Writing further articles about England's Ashes Horribilus is probably not required. What is amazing however is that the bad news just keeps coming and it's not confined to what is happening on the pitch.

Steven Finn has become the third player to return home from the tour after Jonathan Trott and Graeme Swann both bolted much earlier. Finn's departure will go mainly unnoticed as unless you'd looked at the original touring squad sheet you wouldn't have even known he was there.

What is quite ironic is that during Australia's sojourn to England last year, England were being heralded as the very appliance of science, the sophisticated answer to the uncouth Australians so epitomised by Darren Lehmann's up and at 'em approach.

Since that point of course, Australia have managed to wonderfully rehabilitate David Warner and Mitchell Johnson, coax much improved performances out of Steven Smith and Nathan Lyon and given Brad Haddin one hell of an Indian Summer.

At the same time, Andrew Flower's meticulously detailed and planned England side have seen their young players flounder (Stokes aside), their batting disintegrate, failed to spot that Jonathan Trott and Steven Finn were in no shape to play competitive cricket and didn't realise that Graeme Swann wasn't good enough to play the sport in any shape or form. And no one wants to explain why?

I cannot begin to suggest I know the detailed ins and outs of the Steven Finn issue but to me it seems bizarre to say the least and not without a whole heap of blame that should be shouldered by the ECB.

Steven Finn is now 24 years old, is 6ft 7in, can bowl at 90mph and had we were told modelled his action on Glenn McGrath (seems like a pretty good idea to me). Despite his sporadic inconsistency his International figures are more than respectable. He should be approaching his prime. So how did we get here?

Much has been made of Finn hitting the stumps constantly with his bowling arm.

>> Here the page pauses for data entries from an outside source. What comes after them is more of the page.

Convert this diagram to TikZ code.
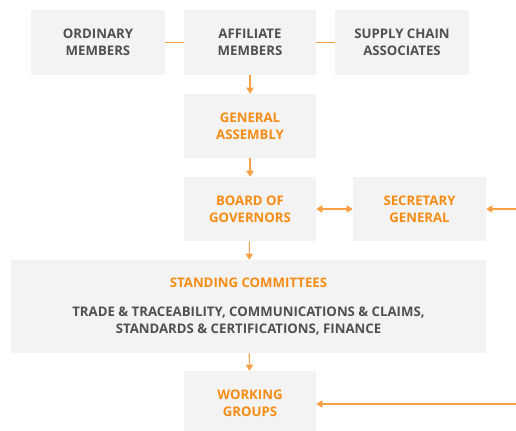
\documentclass[tikz,border=0pt]{standalone}
\usepackage{fontspec}
\setmainfont{Open Sans}
\usetikzlibrary{arrows.meta}
\definecolor{boxgray}{RGB}{243,243,243}
\definecolor{txtgray}{RGB}{80,80,80}
\definecolor{orng}{RGB}{247,140,20}
\definecolor{lineorng}{RGB}{249,160,70}

\tikzset{
	box/.style={fill=boxgray, inner sep=0pt, align=center, text=txtgray,
		font=\bfseries\fontsize{9.9}{12.75}\selectfont},
	hbox/.style={box, text=orng},
	link/.style={draw=lineorng, line width=0.8pt},
	arr/.style={link, -{Triangle[length=4.5pt,width=5.5pt]}},
	darr/.style={link, {Triangle[length=4.5pt,width=5.5pt]}-{Triangle[length=4.5pt,width=5.5pt]}}
}

\begin{document}
\begin{tikzpicture}[x=0.75pt,y=-0.75pt]
		\useasboundingbox (0,0) rectangle (516,430);
		% members row
		\node[box, minimum width=100.5pt, minimum height=48.75pt] (ordinary) at (98,42.5) {ORDINARY\\MEMBERS};
		\node[box, minimum width=99pt, minimum height=48.75pt] (affiliate) at (250,42.5) {AFFILIATE\\MEMBERS};
		\node[box, minimum width=100.5pt, minimum height=48.75pt] (supply) at (402,42.5) {SUPPLY CHAIN\\ASSOCIATES};
		% governing bodies
		\node[hbox, minimum width=99pt, minimum height=48pt] (assembly) at (250,126) {GENERAL\\ASSEMBLY};
		\node[hbox, minimum width=99pt, minimum height=48pt] (board) at (250,209) {BOARD OF\\GOVERNORS};
		\node[hbox, minimum width=99.75pt, minimum height=48pt] (secretary) at (419.5,209) {SECRETARY\\GENERAL};
		\node[box, minimum width=356.25pt, minimum height=69.75pt] (committees) at (248.5,306.5)
			{{\color{orng}STANDING COMMITTEES}\\[9pt]TRADE \& TRACEABILITY, COMMUNICATIONS \& CLAIMS,\\STANDARDS \& CERTIFICATIONS, FINANCE};
		\node[hbox, minimum width=99pt, minimum height=48pt] (working) at (250,403) {WORKING\\GROUPS};
		% free ends on the right
		\coordinate (secin) at (516,209);
		\coordinate (wgin) at (516,404);
		% connectors
		\draw[link] (ordinary) -- (affiliate);
		\draw[link] (affiliate) -- (supply);
		\draw[arr] (affiliate) -- (assembly);
		\draw[arr] (assembly) -- (board);
		\draw[darr] (board) -- (secretary);
		\draw[arr] (secin) -- (secretary);
		\draw[arr] (board) -- (committees);
		\draw[arr] (committees) -- (working);
		\draw[arr] (wgin) -- (wgin -| working.east);
	\end{tikzpicture}
\end{document}
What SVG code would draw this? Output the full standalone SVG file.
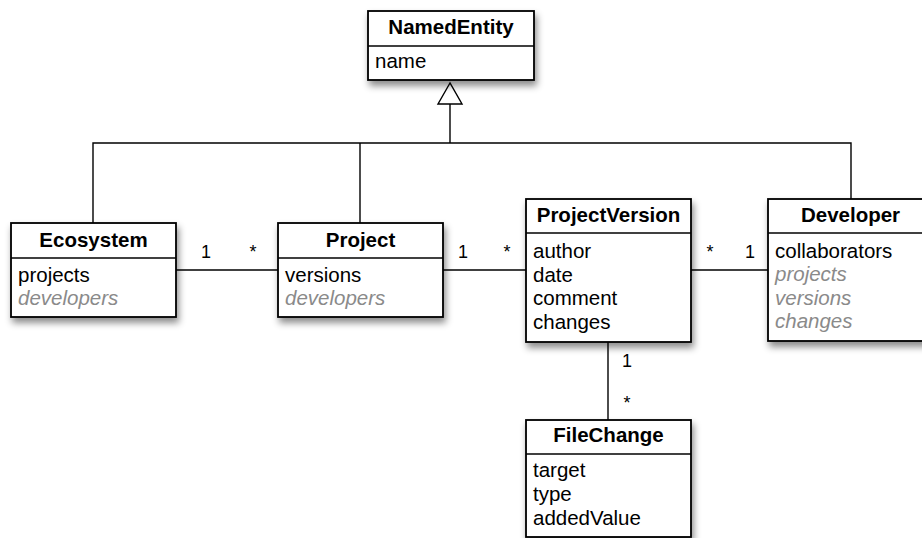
<svg xmlns="http://www.w3.org/2000/svg" width="922" height="538" viewBox="0 0 922 538">
<style>
.box{fill:#fff;stroke:#000;stroke-width:1.8}
.div{stroke:#000;stroke-width:1.5}
.t{font-family:"Liberation Sans",Arial,sans-serif;font-size:20.5px;font-weight:bold;text-anchor:middle;fill:#000}
.a{font-family:"Liberation Sans",Arial,sans-serif;font-size:20.5px;fill:#000}
.d{font-family:"Liberation Sans",Arial,sans-serif;font-size:20.5px;font-style:italic;fill:#8a8a8a}
.m{font-family:"Liberation Sans",Arial,sans-serif;font-size:18px;text-anchor:middle;fill:#000}
.c{fill:none;stroke:#000;stroke-width:1.4}
</style>
<defs>
<filter id="sh" x="-20%" y="-20%" width="150%" height="160%">
<feDropShadow dx="2" dy="5" stdDeviation="3.5" flood-color="#000" flood-opacity="0.45"/>
</filter>
</defs>
<rect width="922" height="538" fill="#fff"/>
<g id="connectors">
<polyline class="c" points="93,223 93,143 851,143 851,199"/>
<line class="c" x1="360" y1="143" x2="360" y2="223"/>
<line class="c" x1="450" y1="143" x2="450" y2="104"/>
<polygon points="450,83 438,104 462,104" fill="#fff" stroke="#000" stroke-width="1.4"/>
<line class="c" x1="176" y1="270" x2="278" y2="270"/>
<line class="c" x1="443" y1="270" x2="526" y2="270"/>
<line class="c" x1="691" y1="270" x2="768" y2="270"/>
<line class="c" x1="608" y1="342" x2="608" y2="420"/>
<text class="m" x="206" y="258">1</text>
<text class="m" x="253" y="258">*</text>
<text class="m" x="463" y="258">1</text>
<text class="m" x="507" y="258">*</text>
<text class="m" x="710" y="258">*</text>
<text class="m" x="750" y="258">1</text>
<text class="m" x="627" y="367">1</text>
<text class="m" x="627" y="409">*</text>
</g>
<g id="NamedEntity">
<rect class="box" x="368" y="11" width="166" height="69" filter="url(#sh)"/>
<line class="div" x1="368" y1="46" x2="534" y2="46"/>
<text class="t" x="451" y="34">NamedEntity</text>
<text class="a" x="375" y="68">name</text>
</g>
<g id="Ecosystem">
<rect class="box" x="11" y="223" width="165" height="94" filter="url(#sh)"/>
<line class="div" x1="11" y1="258" x2="176" y2="258"/>
<text class="t" x="93.5" y="247">Ecosystem</text>
<text class="a" x="18" y="282">projects</text>
<text class="d" x="18" y="305">developers</text>
</g>
<g id="Project">
<rect class="box" x="278" y="223" width="165" height="94" filter="url(#sh)"/>
<line class="div" x1="278" y1="258" x2="443" y2="258"/>
<text class="t" x="360.5" y="247">Project</text>
<text class="a" x="285" y="282">versions</text>
<text class="d" x="285" y="305">developers</text>
</g>
<g id="ProjectVersion">
<rect class="box" x="526" y="199" width="165" height="143" filter="url(#sh)"/>
<line class="div" x1="526" y1="233" x2="691" y2="233"/>
<text class="t" x="608.5" y="222">ProjectVersion</text>
<text class="a" x="533" y="258">author</text>
<text class="a" x="533" y="281.5">date</text>
<text class="a" x="533" y="305">comment</text>
<text class="a" x="533" y="328.5">changes</text>
</g>
<g id="Developer">
<rect class="box" x="768" y="199" width="165" height="142" filter="url(#sh)"/>
<line class="div" x1="768" y1="233" x2="933" y2="233"/>
<text class="t" x="850.5" y="222">Developer</text>
<text class="a" x="775" y="257.5">collaborators</text>
<text class="d" x="775" y="281">projects</text>
<text class="d" x="775" y="304.5">versions</text>
<text class="d" x="775" y="328">changes</text>
</g>
<g id="FileChange">
<rect class="box" x="526" y="420" width="165" height="117" filter="url(#sh)"/>
<line class="div" x1="526" y1="454" x2="691" y2="454"/>
<text class="t" x="608.5" y="442">FileChange</text>
<text class="a" x="533" y="477">target</text>
<text class="a" x="533" y="501">type</text>
<text class="a" x="533" y="525">addedValue</text>
</g>
</svg>
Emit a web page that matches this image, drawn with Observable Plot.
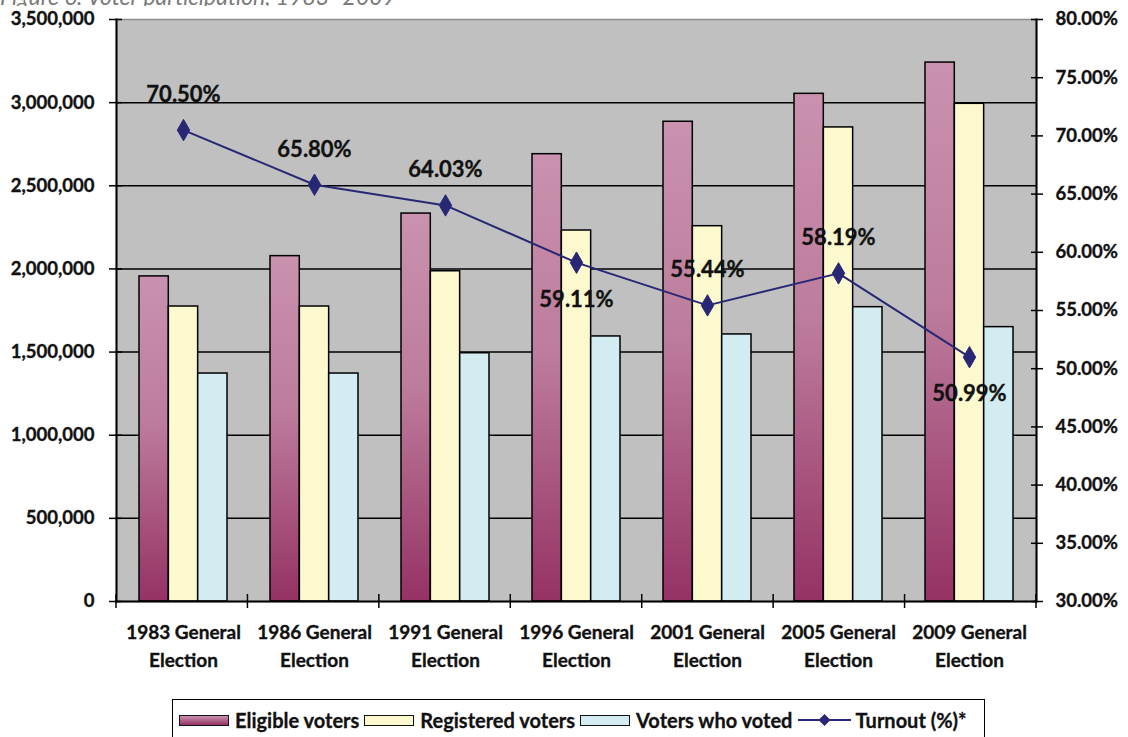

The rule change to make that a no ball prompting a revision of his action by his coaches.

Now I know it's not just as simple as 'move three inches to the left mate' but even to my layman's brain I honestly can't see that as a deal breaker.

Finn played the opening test in the English Summer and then was promptly dropped, he did not play well it has to be said. A similar occurrence was found in the previous Australian tour where he played at the start only to be left out later.

From what I have read and been told, Finn was not really in contention for a place in the team on this tour from the outset, so if that was the case why on earth take him?

Whilst much of the problem is with his action, there is clearly a huge mental aspect to the problem too and one has to ask what effect the ECB's handling of Finn has had, constantly dropping him and then taking him on a tour with no prospect of any cricket.

It sounds as if the guy is completely shattered mentally and if that is the case then hitting the stumps as he bowls is clearly not the problem.

At a very basic level, I find it hard to understand how a centrally contracted and hugely talented player can at 24 years old have such fundamental technical problems that he is rendered unable to bowl.

It is like having a formula one driver and suddenly finding out he can't change gear properly. Why are these things not identified so much earlier?

This article is I'm sure hugely over simplifying the issue but it is born out of frustration that two players, Trott and Finn (we'll leave Swann to one side) who should have been mainstays of the side have been allowed to get to such dreadful stages in their careers.

This England tour has been a debacle and the potential loss of one of the game's bright young talents is just one more straw on an already broken camel's back - No Nonsense.